| Directive |
Check each line of the data for "React" and select those that have it.
--- begin Stored data ---
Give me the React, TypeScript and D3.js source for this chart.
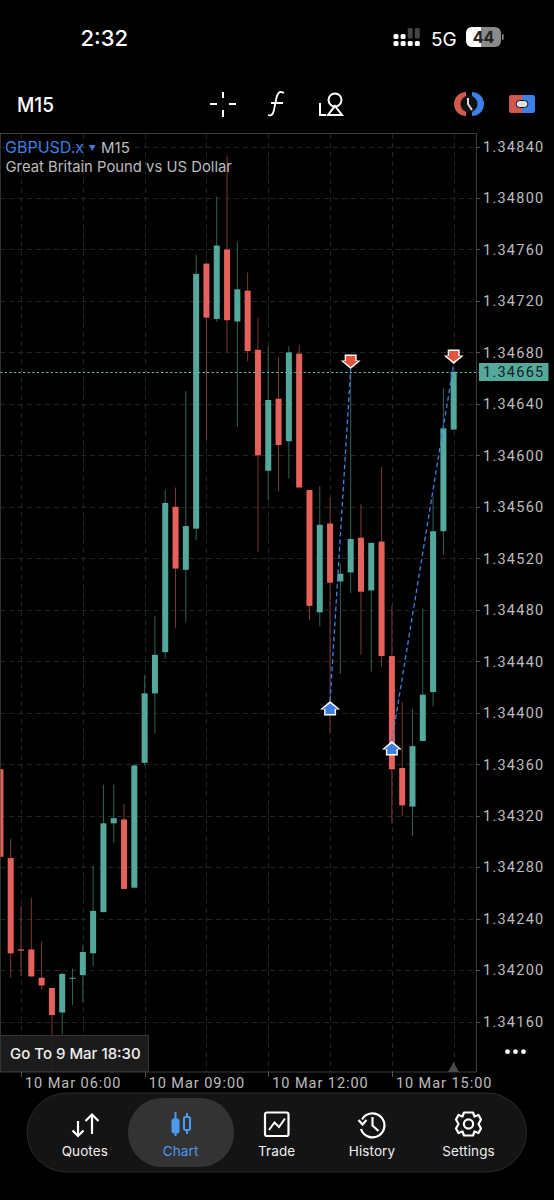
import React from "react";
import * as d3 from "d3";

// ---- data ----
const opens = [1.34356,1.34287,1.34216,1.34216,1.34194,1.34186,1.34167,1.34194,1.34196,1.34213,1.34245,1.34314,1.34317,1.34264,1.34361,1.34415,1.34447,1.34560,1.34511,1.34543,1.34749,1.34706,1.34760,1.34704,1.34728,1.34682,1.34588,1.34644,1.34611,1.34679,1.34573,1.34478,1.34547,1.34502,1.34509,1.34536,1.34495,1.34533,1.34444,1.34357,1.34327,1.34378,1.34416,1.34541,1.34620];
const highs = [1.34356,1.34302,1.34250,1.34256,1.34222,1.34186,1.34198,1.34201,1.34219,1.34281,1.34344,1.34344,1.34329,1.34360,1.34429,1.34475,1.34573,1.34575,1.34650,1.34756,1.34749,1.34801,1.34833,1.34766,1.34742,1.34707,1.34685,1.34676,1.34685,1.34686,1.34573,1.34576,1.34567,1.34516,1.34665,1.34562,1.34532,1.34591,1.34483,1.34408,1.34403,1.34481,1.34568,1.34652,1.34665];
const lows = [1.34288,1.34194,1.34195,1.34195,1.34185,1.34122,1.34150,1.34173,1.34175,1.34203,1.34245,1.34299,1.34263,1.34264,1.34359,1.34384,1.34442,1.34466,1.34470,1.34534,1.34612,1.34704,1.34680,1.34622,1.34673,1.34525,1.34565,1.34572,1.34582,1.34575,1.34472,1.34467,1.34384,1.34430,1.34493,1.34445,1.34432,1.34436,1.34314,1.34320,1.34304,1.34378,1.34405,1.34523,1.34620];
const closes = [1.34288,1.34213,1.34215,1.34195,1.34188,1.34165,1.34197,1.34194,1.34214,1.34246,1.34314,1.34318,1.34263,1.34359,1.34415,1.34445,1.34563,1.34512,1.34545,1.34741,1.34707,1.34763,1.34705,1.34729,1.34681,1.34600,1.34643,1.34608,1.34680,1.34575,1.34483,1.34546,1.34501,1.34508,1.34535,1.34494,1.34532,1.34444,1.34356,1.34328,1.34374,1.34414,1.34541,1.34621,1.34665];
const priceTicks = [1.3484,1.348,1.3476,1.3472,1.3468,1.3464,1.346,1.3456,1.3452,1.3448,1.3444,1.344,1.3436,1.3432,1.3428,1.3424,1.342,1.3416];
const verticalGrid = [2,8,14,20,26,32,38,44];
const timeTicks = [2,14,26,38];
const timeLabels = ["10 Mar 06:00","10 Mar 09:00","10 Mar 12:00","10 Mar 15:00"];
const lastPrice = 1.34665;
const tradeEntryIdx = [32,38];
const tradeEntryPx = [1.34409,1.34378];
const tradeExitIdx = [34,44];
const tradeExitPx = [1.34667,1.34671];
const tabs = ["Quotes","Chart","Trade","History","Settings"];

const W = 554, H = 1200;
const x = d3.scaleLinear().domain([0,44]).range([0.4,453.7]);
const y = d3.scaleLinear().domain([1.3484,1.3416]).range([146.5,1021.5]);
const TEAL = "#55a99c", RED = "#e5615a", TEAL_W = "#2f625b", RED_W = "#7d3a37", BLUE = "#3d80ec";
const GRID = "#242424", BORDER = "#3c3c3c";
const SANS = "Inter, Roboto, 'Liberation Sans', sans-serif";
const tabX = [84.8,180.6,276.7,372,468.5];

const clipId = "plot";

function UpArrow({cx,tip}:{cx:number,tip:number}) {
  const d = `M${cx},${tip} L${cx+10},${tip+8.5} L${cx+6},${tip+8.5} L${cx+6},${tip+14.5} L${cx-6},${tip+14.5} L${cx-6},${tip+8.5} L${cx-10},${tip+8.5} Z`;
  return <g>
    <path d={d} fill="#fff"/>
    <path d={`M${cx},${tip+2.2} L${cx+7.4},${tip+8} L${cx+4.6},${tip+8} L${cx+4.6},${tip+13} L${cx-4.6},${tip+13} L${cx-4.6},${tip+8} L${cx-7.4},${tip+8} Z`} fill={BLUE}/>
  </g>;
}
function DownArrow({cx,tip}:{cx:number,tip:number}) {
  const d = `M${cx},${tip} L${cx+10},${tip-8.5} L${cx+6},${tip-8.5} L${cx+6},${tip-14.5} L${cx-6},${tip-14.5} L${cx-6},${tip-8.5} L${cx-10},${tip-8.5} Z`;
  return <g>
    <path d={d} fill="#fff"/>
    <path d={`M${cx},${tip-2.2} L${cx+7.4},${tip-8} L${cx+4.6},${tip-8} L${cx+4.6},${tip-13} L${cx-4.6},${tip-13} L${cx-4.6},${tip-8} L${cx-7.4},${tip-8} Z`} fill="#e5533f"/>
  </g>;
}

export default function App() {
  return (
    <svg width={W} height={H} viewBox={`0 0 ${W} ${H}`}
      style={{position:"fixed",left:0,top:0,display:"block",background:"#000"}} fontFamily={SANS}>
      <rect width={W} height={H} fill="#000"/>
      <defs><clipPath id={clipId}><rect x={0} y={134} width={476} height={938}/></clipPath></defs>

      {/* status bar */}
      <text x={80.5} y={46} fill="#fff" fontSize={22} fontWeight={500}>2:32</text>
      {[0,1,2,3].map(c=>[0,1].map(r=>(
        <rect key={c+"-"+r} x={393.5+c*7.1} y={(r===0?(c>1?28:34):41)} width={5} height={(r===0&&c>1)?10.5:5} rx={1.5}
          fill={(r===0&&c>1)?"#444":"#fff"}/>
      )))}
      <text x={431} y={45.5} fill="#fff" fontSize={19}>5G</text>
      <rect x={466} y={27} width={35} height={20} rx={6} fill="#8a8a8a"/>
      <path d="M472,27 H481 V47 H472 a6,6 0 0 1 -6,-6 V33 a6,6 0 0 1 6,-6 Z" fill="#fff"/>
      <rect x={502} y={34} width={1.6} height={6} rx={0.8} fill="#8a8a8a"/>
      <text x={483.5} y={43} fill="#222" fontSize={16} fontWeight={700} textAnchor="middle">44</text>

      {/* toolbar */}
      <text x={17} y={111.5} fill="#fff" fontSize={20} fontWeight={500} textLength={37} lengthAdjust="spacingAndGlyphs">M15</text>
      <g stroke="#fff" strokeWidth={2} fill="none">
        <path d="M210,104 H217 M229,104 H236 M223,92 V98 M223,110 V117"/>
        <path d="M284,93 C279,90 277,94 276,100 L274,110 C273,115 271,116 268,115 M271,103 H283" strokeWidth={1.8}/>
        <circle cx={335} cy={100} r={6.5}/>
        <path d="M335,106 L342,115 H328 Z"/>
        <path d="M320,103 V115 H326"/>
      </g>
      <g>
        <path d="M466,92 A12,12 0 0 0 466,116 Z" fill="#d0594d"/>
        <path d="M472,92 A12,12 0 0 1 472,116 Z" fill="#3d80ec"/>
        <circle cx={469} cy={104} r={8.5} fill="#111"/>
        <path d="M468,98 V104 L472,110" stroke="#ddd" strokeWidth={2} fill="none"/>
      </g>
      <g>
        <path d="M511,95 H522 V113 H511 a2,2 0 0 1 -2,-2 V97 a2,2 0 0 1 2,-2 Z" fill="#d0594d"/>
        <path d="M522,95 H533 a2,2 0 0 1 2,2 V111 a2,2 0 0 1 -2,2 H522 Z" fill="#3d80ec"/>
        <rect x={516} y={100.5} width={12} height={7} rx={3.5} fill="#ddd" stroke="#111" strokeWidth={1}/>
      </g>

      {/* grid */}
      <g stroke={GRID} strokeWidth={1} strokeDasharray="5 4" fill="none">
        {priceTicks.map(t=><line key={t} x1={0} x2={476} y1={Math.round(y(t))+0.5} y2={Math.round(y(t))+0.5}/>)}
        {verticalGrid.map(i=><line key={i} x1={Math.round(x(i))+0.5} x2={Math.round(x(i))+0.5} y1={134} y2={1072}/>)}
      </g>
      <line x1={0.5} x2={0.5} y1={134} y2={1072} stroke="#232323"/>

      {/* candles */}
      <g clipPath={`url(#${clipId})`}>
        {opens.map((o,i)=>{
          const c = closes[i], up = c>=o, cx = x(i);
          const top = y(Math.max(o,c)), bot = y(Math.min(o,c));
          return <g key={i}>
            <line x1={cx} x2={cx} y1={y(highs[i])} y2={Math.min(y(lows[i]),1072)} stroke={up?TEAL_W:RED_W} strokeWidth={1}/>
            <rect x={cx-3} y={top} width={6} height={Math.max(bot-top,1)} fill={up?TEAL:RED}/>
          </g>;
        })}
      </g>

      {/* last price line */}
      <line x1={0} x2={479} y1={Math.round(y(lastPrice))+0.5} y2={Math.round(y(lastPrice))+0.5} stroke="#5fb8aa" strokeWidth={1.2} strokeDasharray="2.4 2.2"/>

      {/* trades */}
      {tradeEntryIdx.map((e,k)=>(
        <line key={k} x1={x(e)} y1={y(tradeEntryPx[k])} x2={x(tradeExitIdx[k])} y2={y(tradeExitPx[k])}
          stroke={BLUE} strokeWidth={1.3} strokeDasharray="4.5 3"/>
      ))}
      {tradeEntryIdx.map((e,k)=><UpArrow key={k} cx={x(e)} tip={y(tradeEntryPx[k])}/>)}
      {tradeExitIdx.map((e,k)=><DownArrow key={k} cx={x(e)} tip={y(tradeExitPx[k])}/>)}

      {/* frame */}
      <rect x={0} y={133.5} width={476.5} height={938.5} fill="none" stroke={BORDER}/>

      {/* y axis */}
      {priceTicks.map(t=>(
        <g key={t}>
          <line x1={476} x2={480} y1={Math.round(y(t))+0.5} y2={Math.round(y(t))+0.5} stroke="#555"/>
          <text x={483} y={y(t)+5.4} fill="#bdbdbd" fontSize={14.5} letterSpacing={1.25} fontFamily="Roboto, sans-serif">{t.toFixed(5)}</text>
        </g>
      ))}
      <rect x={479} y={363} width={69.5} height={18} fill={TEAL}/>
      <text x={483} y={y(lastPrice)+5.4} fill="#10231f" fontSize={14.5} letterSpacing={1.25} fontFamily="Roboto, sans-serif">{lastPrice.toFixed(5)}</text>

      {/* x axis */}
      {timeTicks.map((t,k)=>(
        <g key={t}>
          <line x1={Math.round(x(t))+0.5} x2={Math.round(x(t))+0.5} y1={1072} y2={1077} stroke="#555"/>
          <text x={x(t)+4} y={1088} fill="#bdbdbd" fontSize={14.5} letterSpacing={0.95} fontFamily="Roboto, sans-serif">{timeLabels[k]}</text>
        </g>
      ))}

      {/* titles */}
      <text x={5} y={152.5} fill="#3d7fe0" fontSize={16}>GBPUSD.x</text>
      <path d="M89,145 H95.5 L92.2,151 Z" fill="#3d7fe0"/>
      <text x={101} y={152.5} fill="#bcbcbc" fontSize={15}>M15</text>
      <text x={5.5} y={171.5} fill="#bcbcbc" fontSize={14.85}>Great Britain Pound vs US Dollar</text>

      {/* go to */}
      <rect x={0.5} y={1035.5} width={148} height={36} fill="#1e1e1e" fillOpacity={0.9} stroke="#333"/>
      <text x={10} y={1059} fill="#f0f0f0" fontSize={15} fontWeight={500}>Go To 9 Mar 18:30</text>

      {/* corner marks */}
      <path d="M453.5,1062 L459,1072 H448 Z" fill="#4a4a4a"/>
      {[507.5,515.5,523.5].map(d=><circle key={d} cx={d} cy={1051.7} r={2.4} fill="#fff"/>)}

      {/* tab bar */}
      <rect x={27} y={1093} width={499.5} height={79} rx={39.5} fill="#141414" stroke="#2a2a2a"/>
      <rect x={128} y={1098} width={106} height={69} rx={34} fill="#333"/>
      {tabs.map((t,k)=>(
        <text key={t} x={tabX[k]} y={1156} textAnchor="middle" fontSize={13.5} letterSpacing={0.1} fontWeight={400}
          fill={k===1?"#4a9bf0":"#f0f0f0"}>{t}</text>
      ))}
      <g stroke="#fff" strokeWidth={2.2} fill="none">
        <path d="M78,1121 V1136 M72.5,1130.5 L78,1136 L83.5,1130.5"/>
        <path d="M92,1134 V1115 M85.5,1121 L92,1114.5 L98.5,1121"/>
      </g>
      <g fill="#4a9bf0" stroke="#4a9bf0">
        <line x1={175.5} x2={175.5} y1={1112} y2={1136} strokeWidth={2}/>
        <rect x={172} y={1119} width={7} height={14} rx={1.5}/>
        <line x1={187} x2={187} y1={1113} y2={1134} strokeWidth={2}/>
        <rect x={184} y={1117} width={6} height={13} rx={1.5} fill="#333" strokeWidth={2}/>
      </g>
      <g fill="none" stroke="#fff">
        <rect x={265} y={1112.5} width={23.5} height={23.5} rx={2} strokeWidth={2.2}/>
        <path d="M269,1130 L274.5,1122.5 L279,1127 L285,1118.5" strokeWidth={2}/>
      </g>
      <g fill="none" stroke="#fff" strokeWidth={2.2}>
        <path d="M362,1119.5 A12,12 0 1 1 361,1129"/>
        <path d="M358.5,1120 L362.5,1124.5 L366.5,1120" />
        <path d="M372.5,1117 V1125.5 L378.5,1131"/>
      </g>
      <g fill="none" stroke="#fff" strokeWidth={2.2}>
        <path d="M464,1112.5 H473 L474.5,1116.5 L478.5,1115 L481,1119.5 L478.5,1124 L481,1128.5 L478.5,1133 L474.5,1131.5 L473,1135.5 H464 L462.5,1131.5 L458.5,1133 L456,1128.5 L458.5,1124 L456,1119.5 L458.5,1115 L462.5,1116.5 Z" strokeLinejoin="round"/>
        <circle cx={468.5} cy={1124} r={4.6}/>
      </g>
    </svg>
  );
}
--- end Stored data ---
| Written answer |
Give me the React, TypeScript and D3.js source for this chart.
import React from "react";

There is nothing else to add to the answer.